I ponder my collection not just on Nov. 2, All Souls’ Day, but each time it grows – including whenever I grab a blazer off the newsroom coatrack and find a funeral card in the vest pocket.

The oldest and newest cards in the collection memorialize fellow Archbishop Curley High dads.

I got to Johnson-Fosbrink Funeral Home on Loch Raven Boulevard a few minutes before the final viewing Oct. 10 to see Lawrence Vojik, a 1980s neighbor on Chesterfield Avenue. We had the room to ourselves. There was never a quiet moment, meanwhile, with James H. Jackson. The Ruck card that I pocketed at St. Dominic at his October 1992 funeral includes the notation “No Socks,” as his seven sons honored their father’s custom.

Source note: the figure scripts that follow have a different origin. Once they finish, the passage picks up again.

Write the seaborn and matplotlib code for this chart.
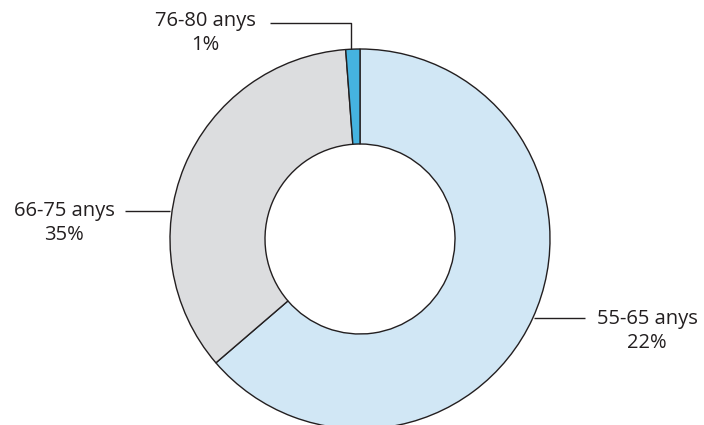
import numpy as np
import matplotlib
matplotlib.use("Agg")
import matplotlib.pyplot as plt
import seaborn as sns

sns.set_theme(style="white")
plt.rcParams['font.family'] = ['Open Sans', 'DejaVu Sans']
plt.rcParams['font.stretch'] = 'normal'

# data (slice shares) and the printed labels
groups = ["55-65 anys", "66-75 anys", "76-80 anys"]
shares = [63.7, 35.1, 1.2]
printed_pct = ["22%", "35%", "1%"]
colors = ["#d1e7f5", "#dcdddf", "#45b3e0"]

W, H = 704, 425
CX, CY, R = 360, 239, 190  # centre / radius in pixels


def px(x, y):
    # pixel -> data coords (radius 1 = R pixels)
    return (x - CX) / R, (CY - y) / R


fig = plt.figure(figsize=(W / 100, H / 100), dpi=100)
ax = fig.add_axes([0, 0, 1, 1])
ax.pie(shares, colors=colors, startangle=90, counterclock=False, radius=1,
       wedgeprops=dict(width=0.5, edgecolor="#231f20", linewidth=1.0))
ax.set_xlim(px(0, 0)[0], px(W, 0)[0])
ax.set_ylim(px(0, H)[1], px(0, 0)[1])
ax.set_aspect("equal")
ax.axis("off")

line_kw = dict(color="#231f20", linewidth=1.0, solid_capstyle="butt")
txt_kw = dict(fontsize=14.5, color="#231f20", ha="center", va="center",
              multialignment="center", linespacing=1.25,
              fontstretch="normal", fontweight="normal")

# 76-80 anys
p = [px(270, 22.5), px(351, 22.5), px(351, 49)]
ax.plot([q[0] for q in p], [q[1] for q in p], **line_kw)
ax.text(*px(205, 33), f"{groups[2]}\n{printed_pct[2]}", **txt_kw)

# 66-75 anys
p = [px(125, 211), px(170, 211)]
ax.plot([q[0] for q in p], [q[1] for q in p], **line_kw)
ax.text(*px(64, 223), f"{groups[1]}\n{printed_pct[1]}", **txt_kw)

# 55-65 anys
p = [px(534, 318), px(585, 318)]
ax.plot([q[0] for q in p], [q[1] for q in p], **line_kw)
ax.text(*px(647, 331), f"{groups[0]}\n{printed_pct[0]}", **txt_kw)

fig.savefig("out.png", dpi=100)
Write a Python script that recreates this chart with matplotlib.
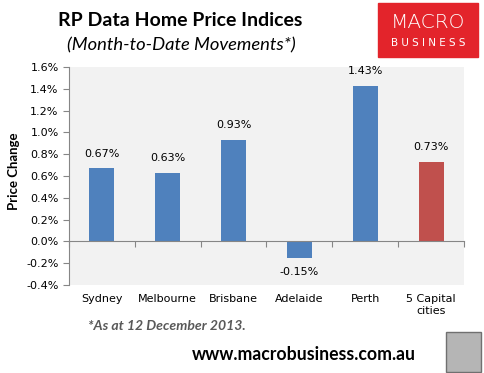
import numpy as np
import matplotlib
matplotlib.use('Agg')
from matplotlib import pyplot as plt
from matplotlib.patches import Rectangle
from matplotlib.ticker import FuncFormatter

cities = ['Sydney', 'Melbourne', 'Brisbane', 'Adelaide', 'Perth', '5 Capital\ncities']
changes = [0.67, 0.63, 0.93, -0.15, 1.43, 0.73]
colours = ['#4f81bd', '#4f81bd', '#4f81bd', '#4f81bd', '#4f81bd', '#c0504d']
y_ticks = [-0.4, -0.2, 0.0, 0.2, 0.4, 0.6, 0.8, 1.0, 1.2, 1.4, 1.6]

fig = plt.figure(figsize=(4.85, 3.73), dpi=100)
ax = fig.add_axes([69 / 485, 88 / 373, 395 / 485, 218 / 373])
ax.set_facecolor('#f2f2f2')

x = np.arange(len(cities))
ax.bar(x, changes, width=0.38, color=colours, zorder=2)

for xi, v in zip(x, changes):
    if v >= 0:
        ax.annotate('%.2f%%' % v, (xi, v), xytext=(0, 7), textcoords='offset points',
                    ha='center', va='bottom', fontsize=8, family='DejaVu Sans')
    else:
        ax.annotate('%.2f%%' % v, (xi, v), xytext=(0, -7), textcoords='offset points',
                    ha='center', va='top', fontsize=8, family='DejaVu Sans')

ax.set_xlim(-0.5, len(cities) - 0.5)
ax.set_ylim(y_ticks[0], y_ticks[-1])
ax.set_yticks(y_ticks)
ax.yaxis.set_major_formatter(FuncFormatter(lambda v, p: '%.1f%%' % v))

for s in ['top', 'right']:
    ax.spines[s].set_visible(False)
ax.spines['left'].set_color('#868686')
ax.spines['bottom'].set_color('#868686')
ax.spines['bottom'].set_position(('data', 0))

ax.set_xticks(np.arange(len(cities) + 1) - 0.5)
ax.set_xticklabels([])
ax.set_xticks(x, cities, minor=True)
ax.tick_params(axis='x', which='major', direction='out', length=4, color='#868686')
ax.tick_params(axis='x', which='minor', length=0, pad=38, labelsize=8)
ax.tick_params(axis='y', direction='out', length=4, color='#868686', labelsize=8)

ax.set_ylabel('Price Change', fontsize=9.5, fontweight='bold', family='Lato')
ax.yaxis.set_label_coords(-0.125, 0.523)

fig.text(0.371, 0.945, 'RP Data Home Price Indices', ha='center', va='center',
         fontsize=14, fontweight='bold', family='Lato')
fig.text(0.373, 0.878, '(Month-to-Date Movements*)', ha='center', va='center',
         fontsize=13.2, style='italic', family='Lato')
fig.text(88 / 485, 1 - 326 / 373, '*As at 12 December 2013.', ha='left', va='center',
         fontsize=10.1, fontweight='bold', style='italic', family='Lato', color='#595959')
fig.text(304 / 485, 1 - 355 / 373, 'www.macrobusiness.com.au', ha='center', va='center',
         fontsize=12.7, fontweight='bold', family='Lato')

# logo boxes
fig.patches.append(Rectangle((378 / 485, 1 - 57 / 373), 100 / 485, 54 / 373,
                             transform=fig.transFigure, color='#e3242b', zorder=0))
fig.text(428 / 485, 1 - 23 / 373, 'MACRO', ha='center', va='center', color='white',
         fontsize=14.5, family='DejaVu Sans', fontweight='light')
fig.text(428 / 485, 1 - 43 / 373, 'B U S I N E S S', ha='center', va='center', color='white',
         fontsize=7.5, family='DejaVu Sans')
fig.patches.append(Rectangle((446 / 485, 1 - 372 / 373), 35 / 485, 40 / 373,
                             transform=fig.transFigure, facecolor='#b5b5b5',
                             edgecolor='#707070', lw=1, zorder=0))

fig.savefig('out.png', dpi=100)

My collection began as I was figuring out life’s second act. Now that my wife, Mary, and I are nearing our third, we have not only updated our wills, but discussed the hymns we want at our funerals (sorry, you’ll have to be there to find out).

There is a reason the obituary section is dubbed the Irish sports pages; for me, there is nothing melancholy about remembering absent friends.